— START Provided data —

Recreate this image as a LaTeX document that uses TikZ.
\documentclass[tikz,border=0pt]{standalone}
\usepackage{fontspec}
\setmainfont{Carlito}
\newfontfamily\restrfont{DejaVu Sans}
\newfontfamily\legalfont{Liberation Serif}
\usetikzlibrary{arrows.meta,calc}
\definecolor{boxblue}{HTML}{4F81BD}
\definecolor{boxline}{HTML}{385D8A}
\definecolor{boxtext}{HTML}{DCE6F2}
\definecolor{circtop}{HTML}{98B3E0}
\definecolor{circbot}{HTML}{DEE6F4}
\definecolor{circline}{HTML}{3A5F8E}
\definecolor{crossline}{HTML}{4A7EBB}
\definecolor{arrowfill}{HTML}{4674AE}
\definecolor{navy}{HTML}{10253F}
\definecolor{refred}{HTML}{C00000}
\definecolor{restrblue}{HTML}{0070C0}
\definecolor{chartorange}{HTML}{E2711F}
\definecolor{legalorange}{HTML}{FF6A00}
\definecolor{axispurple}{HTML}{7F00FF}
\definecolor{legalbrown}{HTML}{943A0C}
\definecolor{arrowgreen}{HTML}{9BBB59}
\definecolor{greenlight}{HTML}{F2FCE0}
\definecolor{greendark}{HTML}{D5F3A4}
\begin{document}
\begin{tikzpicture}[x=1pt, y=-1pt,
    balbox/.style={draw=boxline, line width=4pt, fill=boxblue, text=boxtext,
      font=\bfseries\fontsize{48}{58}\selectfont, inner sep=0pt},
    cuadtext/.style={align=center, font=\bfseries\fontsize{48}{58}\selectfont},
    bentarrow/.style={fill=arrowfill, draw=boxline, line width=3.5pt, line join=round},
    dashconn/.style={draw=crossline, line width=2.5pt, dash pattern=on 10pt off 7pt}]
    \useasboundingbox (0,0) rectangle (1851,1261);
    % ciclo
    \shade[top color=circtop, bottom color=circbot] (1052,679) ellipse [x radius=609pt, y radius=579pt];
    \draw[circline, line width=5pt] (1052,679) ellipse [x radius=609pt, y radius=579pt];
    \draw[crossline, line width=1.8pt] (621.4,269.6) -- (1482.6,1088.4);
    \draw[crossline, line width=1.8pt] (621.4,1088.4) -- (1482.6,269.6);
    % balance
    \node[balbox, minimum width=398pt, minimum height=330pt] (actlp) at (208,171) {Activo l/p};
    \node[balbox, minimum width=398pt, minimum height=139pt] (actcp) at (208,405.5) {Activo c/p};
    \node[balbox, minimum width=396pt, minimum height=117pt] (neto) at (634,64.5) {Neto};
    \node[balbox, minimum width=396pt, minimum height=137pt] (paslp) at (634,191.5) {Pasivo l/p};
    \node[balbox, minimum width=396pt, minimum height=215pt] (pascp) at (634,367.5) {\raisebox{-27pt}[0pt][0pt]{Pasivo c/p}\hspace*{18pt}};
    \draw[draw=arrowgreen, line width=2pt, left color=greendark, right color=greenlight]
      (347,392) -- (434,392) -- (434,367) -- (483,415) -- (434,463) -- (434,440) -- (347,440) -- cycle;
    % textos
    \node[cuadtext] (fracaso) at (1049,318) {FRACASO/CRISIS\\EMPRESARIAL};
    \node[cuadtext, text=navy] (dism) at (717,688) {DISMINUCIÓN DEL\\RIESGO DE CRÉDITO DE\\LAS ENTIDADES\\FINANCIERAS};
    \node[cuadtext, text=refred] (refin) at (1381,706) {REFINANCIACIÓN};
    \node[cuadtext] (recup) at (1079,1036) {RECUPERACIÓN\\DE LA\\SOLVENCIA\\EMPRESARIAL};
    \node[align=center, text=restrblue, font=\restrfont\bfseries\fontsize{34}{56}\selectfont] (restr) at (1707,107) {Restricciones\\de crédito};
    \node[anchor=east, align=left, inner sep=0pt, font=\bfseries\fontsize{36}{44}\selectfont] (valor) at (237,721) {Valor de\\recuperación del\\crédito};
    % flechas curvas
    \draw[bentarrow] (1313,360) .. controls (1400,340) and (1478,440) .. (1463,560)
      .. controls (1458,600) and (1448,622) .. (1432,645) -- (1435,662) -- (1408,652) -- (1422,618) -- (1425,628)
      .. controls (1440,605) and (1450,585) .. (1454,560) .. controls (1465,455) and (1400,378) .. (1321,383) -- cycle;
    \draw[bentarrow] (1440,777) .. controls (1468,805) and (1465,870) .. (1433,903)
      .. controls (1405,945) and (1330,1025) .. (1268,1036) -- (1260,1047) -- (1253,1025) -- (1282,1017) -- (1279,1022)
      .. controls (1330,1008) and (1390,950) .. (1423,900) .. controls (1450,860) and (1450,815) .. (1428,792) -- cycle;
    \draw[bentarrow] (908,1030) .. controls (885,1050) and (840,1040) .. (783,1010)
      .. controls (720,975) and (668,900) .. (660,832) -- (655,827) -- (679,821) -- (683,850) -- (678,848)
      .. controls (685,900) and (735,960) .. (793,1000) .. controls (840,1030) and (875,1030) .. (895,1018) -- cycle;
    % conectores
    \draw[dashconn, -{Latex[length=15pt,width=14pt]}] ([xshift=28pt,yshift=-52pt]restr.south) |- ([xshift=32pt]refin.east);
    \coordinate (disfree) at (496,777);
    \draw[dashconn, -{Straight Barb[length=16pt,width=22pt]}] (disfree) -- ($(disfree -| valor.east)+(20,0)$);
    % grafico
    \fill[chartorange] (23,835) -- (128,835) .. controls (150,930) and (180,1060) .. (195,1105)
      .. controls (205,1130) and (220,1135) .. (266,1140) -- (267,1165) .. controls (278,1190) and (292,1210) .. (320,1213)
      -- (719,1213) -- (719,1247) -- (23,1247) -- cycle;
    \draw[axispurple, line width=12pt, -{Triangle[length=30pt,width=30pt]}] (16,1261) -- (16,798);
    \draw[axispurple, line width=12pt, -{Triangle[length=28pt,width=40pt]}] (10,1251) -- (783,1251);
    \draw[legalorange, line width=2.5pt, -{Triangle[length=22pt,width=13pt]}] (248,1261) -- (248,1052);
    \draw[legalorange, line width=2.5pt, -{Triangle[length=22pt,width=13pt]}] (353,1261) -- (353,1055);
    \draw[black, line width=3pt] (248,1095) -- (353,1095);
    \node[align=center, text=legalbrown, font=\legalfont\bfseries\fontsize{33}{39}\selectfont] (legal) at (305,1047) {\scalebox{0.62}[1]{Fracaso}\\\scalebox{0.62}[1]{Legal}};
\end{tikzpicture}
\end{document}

— END Provided data —

All of the data shown above must be copied exactly.

Recreate this image as a LaTeX document that uses TikZ.
\documentclass[tikz,border=0pt]{standalone}
\usepackage{fontspec}
\setmainfont{Carlito}
\newfontfamily\restrfont{DejaVu Sans}
\newfontfamily\legalfont{Liberation Serif}
\usetikzlibrary{arrows.meta,calc}
\definecolor{boxblue}{HTML}{4F81BD}
\definecolor{boxline}{HTML}{385D8A}
\definecolor{boxtext}{HTML}{DCE6F2}
\definecolor{circtop}{HTML}{98B3E0}
\definecolor{circbot}{HTML}{DEE6F4}
\definecolor{circline}{HTML}{3A5F8E}
\definecolor{crossline}{HTML}{4A7EBB}
\definecolor{arrowfill}{HTML}{4674AE}
\definecolor{navy}{HTML}{10253F}
\definecolor{refred}{HTML}{C00000}
\definecolor{restrblue}{HTML}{0070C0}
\definecolor{chartorange}{HTML}{E2711F}
\definecolor{legalorange}{HTML}{FF6A00}
\definecolor{axispurple}{HTML}{7F00FF}
\definecolor{legalbrown}{HTML}{943A0C}
\definecolor{arrowgreen}{HTML}{9BBB59}
\definecolor{greenlight}{HTML}{F2FCE0}
\definecolor{greendark}{HTML}{D5F3A4}
\begin{document}
\begin{tikzpicture}[x=1pt, y=-1pt,
    balbox/.style={draw=boxline, line width=4pt, fill=boxblue, text=boxtext,
      font=\bfseries\fontsize{48}{58}\selectfont, inner sep=0pt},
    cuadtext/.style={align=center, font=\bfseries\fontsize{48}{58}\selectfont},
    bentarrow/.style={fill=arrowfill, draw=boxline, line width=3.5pt, line join=round},
    dashconn/.style={draw=crossline, line width=2.5pt, dash pattern=on 10pt off 7pt}]
    \useasboundingbox (0,0) rectangle (1851,1261);
    % ciclo
    \shade[top color=circtop, bottom color=circbot] (1052,679) ellipse [x radius=609pt, y radius=579pt];
    \draw[circline, line width=5pt] (1052,679) ellipse [x radius=609pt, y radius=579pt];
    \draw[crossline, line width=1.8pt] (621.4,269.6) -- (1482.6,1088.4);
    \draw[crossline, line width=1.8pt] (621.4,1088.4) -- (1482.6,269.6);
    % balance
    \node[balbox, minimum width=398pt, minimum height=330pt] (actlp) at (208,171) {Activo l/p};
    \node[balbox, minimum width=398pt, minimum height=139pt] (actcp) at (208,405.5) {Activo c/p};
    \node[balbox, minimum width=396pt, minimum height=117pt] (neto) at (634,64.5) {Neto};
    \node[balbox, minimum width=396pt, minimum height=137pt] (paslp) at (634,191.5) {Pasivo l/p};
    \node[balbox, minimum width=396pt, minimum height=215pt] (pascp) at (634,367.5) {\raisebox{-27pt}[0pt][0pt]{Pasivo c/p}\hspace*{18pt}};
    \draw[draw=arrowgreen, line width=2pt, left color=greendark, right color=greenlight]
      (347,392) -- (434,392) -- (434,367) -- (483,415) -- (434,463) -- (434,440) -- (347,440) -- cycle;
    % textos
    \node[cuadtext] (fracaso) at (1049,318) {FRACASO/CRISIS\\EMPRESARIAL};
    \node[cuadtext, text=navy] (dism) at (717,688) {DISMINUCIÓN DEL\\RIESGO DE CRÉDITO DE\\LAS ENTIDADES\\FINANCIERAS};
    \node[cuadtext, text=refred] (refin) at (1381,706) {REFINANCIACIÓN};
    \node[cuadtext] (recup) at (1079,1036) {RECUPERACIÓN\\DE LA\\SOLVENCIA\\EMPRESARIAL};
    \node[align=center, text=restrblue, font=\restrfont\bfseries\fontsize{34}{56}\selectfont] (restr) at (1707,107) {Restricciones\\de crédito};
    \node[anchor=east, align=left, inner sep=0pt, font=\bfseries\fontsize{36}{44}\selectfont] (valor) at (237,721) {Valor de\\recuperación del\\crédito};
    % flechas curvas
    \draw[bentarrow] (1313,360) .. controls (1400,340) and (1478,440) .. (1463,560)
      .. controls (1458,600) and (1448,622) .. (1432,645) -- (1435,662) -- (1408,652) -- (1422,618) -- (1425,628)
      .. controls (1440,605) and (1450,585) .. (1454,560) .. controls (1465,455) and (1400,378) .. (1321,383) -- cycle;
    \draw[bentarrow] (1440,777) .. controls (1468,805) and (1465,870) .. (1433,903)
      .. controls (1405,945) and (1330,1025) .. (1268,1036) -- (1260,1047) -- (1253,1025) -- (1282,1017) -- (1279,1022)
      .. controls (1330,1008) and (1390,950) .. (1423,900) .. controls (1450,860) and (1450,815) .. (1428,792) -- cycle;
    \draw[bentarrow] (908,1030) .. controls (885,1050) and (840,1040) .. (783,1010)
      .. controls (720,975) and (668,900) .. (660,832) -- (655,827) -- (679,821) -- (683,850) -- (678,848)
      .. controls (685,900) and (735,960) .. (793,1000) .. controls (840,1030) and (875,1030) .. (895,1018) -- cycle;
    % conectores
    \draw[dashconn, -{Latex[length=15pt,width=14pt]}] ([xshift=28pt,yshift=-52pt]restr.south) |- ([xshift=32pt]refin.east);
    \coordinate (disfree) at (496,777);
    \draw[dashconn, -{Straight Barb[length=16pt,width=22pt]}] (disfree) -- ($(disfree -| valor.east)+(20,0)$);
    % grafico
    \fill[chartorange] (23,835) -- (128,835) .. controls (150,930) and (180,1060) .. (195,1105)
      .. controls (205,1130) and (220,1135) .. (266,1140) -- (267,1165) .. controls (278,1190) and (292,1210) .. (320,1213)
      -- (719,1213) -- (719,1247) -- (23,1247) -- cycle;
    \draw[axispurple, line width=12pt, -{Triangle[length=30pt,width=30pt]}] (16,1261) -- (16,798);
    \draw[axispurple, line width=12pt, -{Triangle[length=28pt,width=40pt]}] (10,1251) -- (783,1251);
    \draw[legalorange, line width=2.5pt, -{Triangle[length=22pt,width=13pt]}] (248,1261) -- (248,1052);
    \draw[legalorange, line width=2.5pt, -{Triangle[length=22pt,width=13pt]}] (353,1261) -- (353,1055);
    \draw[black, line width=3pt] (248,1095) -- (353,1095);
    \node[align=center, text=legalbrown, font=\legalfont\bfseries\fontsize{33}{39}\selectfont] (legal) at (305,1047) {\scalebox{0.62}[1]{Fracaso}\\\scalebox{0.62}[1]{Legal}};
\end{tikzpicture}
\end{document}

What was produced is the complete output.